Além do mais, era uma alimentação saudável, na medida em que não entravam nela insumos químicos. Era também ecologicamente sustentável até certo tempo. Depois, começou a extrapolar limites. Hoje, essa alimentação vive na memória de pessoas idosas que ainda a praticam. Os supermercados a substituíram. Os caipiras começaram a desaparecer com os romances de Monteiro Lobato.
Ainda no domínio atlântico do Nordeste, a influência africana foi muito acentuada entre Bahia e Pernambuco. Foram introduzidos muitos africanos escravizados nesse trecho da costa brasileira por conta do cultivo de cana e da fabricação de açúcar. Era de esperar que os africanos trouxessem sua culinária para o Brasil, adaptando-a ao novo ambiente. Abadá, Abarém, Acarajé, Bobó, Caruru, Mungunzá, Quibebe, Vatapá são pratos já incorporados à culinária brasileira (Mariana de Castro Pareja Galves. “A culinária africana no Brasil”. Votorantim: edição do autor, 2017). Na doçaria, também foi grande a influência africana. Doces como aponon, cocadas, queijadas, baba-de-moça. Bombucado, quindim, bolo de iaiá, pé-de-moleque, pé-de-moça, quebra-queixo, mãe benta, beiju, canjica, pamonha, cuscuz são bem conhecidos. Vários deles provêm de Portugal, ganhando toque e nomes africanos (Guilherme Radel. “A doçaria da Bahia”. Salvador, 2014).

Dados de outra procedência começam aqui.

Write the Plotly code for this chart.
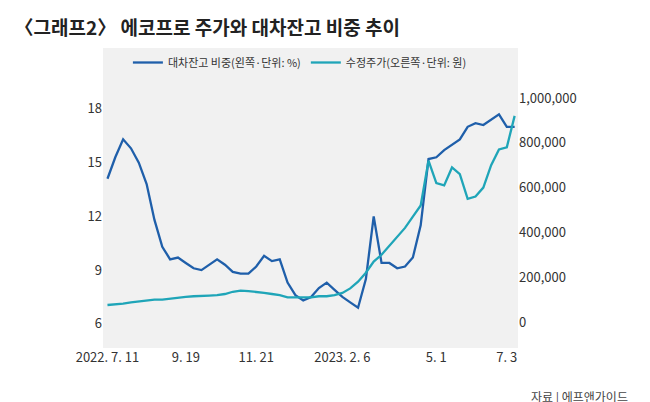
import pandas as pd
import plotly.graph_objects as go

dates = pd.date_range("2022-07-11", periods=53, freq="7D")
lend_ratio = [14.1, 15.3, 16.3, 15.8, 15.0, 13.8, 11.8, 10.3, 9.6, 9.7, 9.4, 9.1, 9.0, 9.3, 9.6,
              9.3, 8.9, 8.8, 8.8, 9.2, 9.8, 9.5, 9.6, 8.3, 7.6, 7.3, 7.5, 8.0, 8.3, 7.9, 7.5,
              7.2, 6.9, 8.5, 12.0, 9.4, 9.4, 9.1, 9.2, 9.7, 11.5, 15.2, 15.3, 15.7, 16.0, 16.3,
              17.0, 17.2, 17.1, 17.4, 17.7, 17.0, 17.0]
price = [76e3, 78e3, 82e3, 88e3, 92e3, 95e3, 100e3, 100e3, 105e3, 108e3, 112e3, 115e3, 118e3,
         118e3, 120e3, 125e3, 135e3, 140e3, 138e3, 135e3, 130e3, 125e3, 120e3, 110e3, 110e3,
         112e3, 110e3, 115e3, 115e3, 120e3, 130e3, 150e3, 180e3, 220e3, 270e3, 300e3, 340e3,
         380e3, 420e3, 470e3, 520e3, 720e3, 620e3, 610e3, 690e3, 660e3, 550e3, 560e3, 600e3,
         700e3, 770e3, 780e3, 920e3]
tick_dates = ["2022-07-11", "2022-09-19", "2022-11-21", "2023-02-06", "2023-05-01", "2023-07-03"]
tick_text = ["2022. 7. 11", "9. 19", "11. 21", "2023. 2. 6", "5. 1", "7. 3"]

fig = go.Figure()
fig.add_trace(go.Scatter(x=dates, y=lend_ratio, name="대차잔고 비중(왼쪽·단위: %)",
                         line=dict(color="#1f5faa", width=2.3)))
fig.add_trace(go.Scatter(x=dates, y=price, name="수정주가(오른쪽·단위: 원)", yaxis="y2",
                         line=dict(color="#1fa5b8", width=2.3)))

font = dict(family="Noto Sans CJK KR", size=13, color="#333")
fig.update_layout(
    width=650, height=402, margin=dict(l=95, r=140, t=40, b=62),
    paper_bgcolor="white", plot_bgcolor="#f1f1f1", font=font,
    title=dict(text="<b>〈그래프2〉 에코프로 주가와 대차잔고 비중 추이</b>", x=0.01, y=0.965,
               font=dict(family="Noto Sans CJK KR", size=19, color="#222")),
    xaxis=dict(range=["2022-07-07", "2023-07-13"], tickvals=tick_dates, ticktext=tick_text,
               showgrid=False, ticks="", zeroline=False),
    yaxis=dict(range=[4.65, 21.4], tickvals=[6, 9, 12, 15, 18], showgrid=False, zeroline=False),
    yaxis2=dict(overlaying="y", side="right", range=[-116000, 1223000],
                tickvals=[0, 200000, 400000, 600000, 800000, 1000000], tickformat=",d",
                showgrid=False, zeroline=False),
    legend=dict(orientation="h", x=0.06, y=1.0, yanchor="top", bgcolor="rgba(0,0,0,0)",
                font=dict(size=11), itemwidth=30),
    showlegend=True,
)
fig.add_annotation(text="자료 | 에프앤가이드", xref="paper", yref="paper", x=1.27, y=-0.2,
                   xanchor="right", showarrow=False, font=dict(size=12, color="#444"))
fig.write_html("out.html")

Sobre a doçaria tradicional da zona da mata nordestina, Gilberto Freyre lhe dedicou um livro, mostrando a influência portuguesa. Integram a lista as argolinhas de amor, beijos, biscoitos, bolos, broas, canjica, charutos, ciúmes, colchão de noiva, filhós, sequilhos, suspiros, tapioca, tijelinha, baba de moça, fatia parida, lacinho de amor, sonhos, suspiros. A influência africana e indígena se faz sentir num receituário com insinuações sexuais (Gilberto Freyre. “Assucar”. Rio de Janeiro: José Olympio, 1939).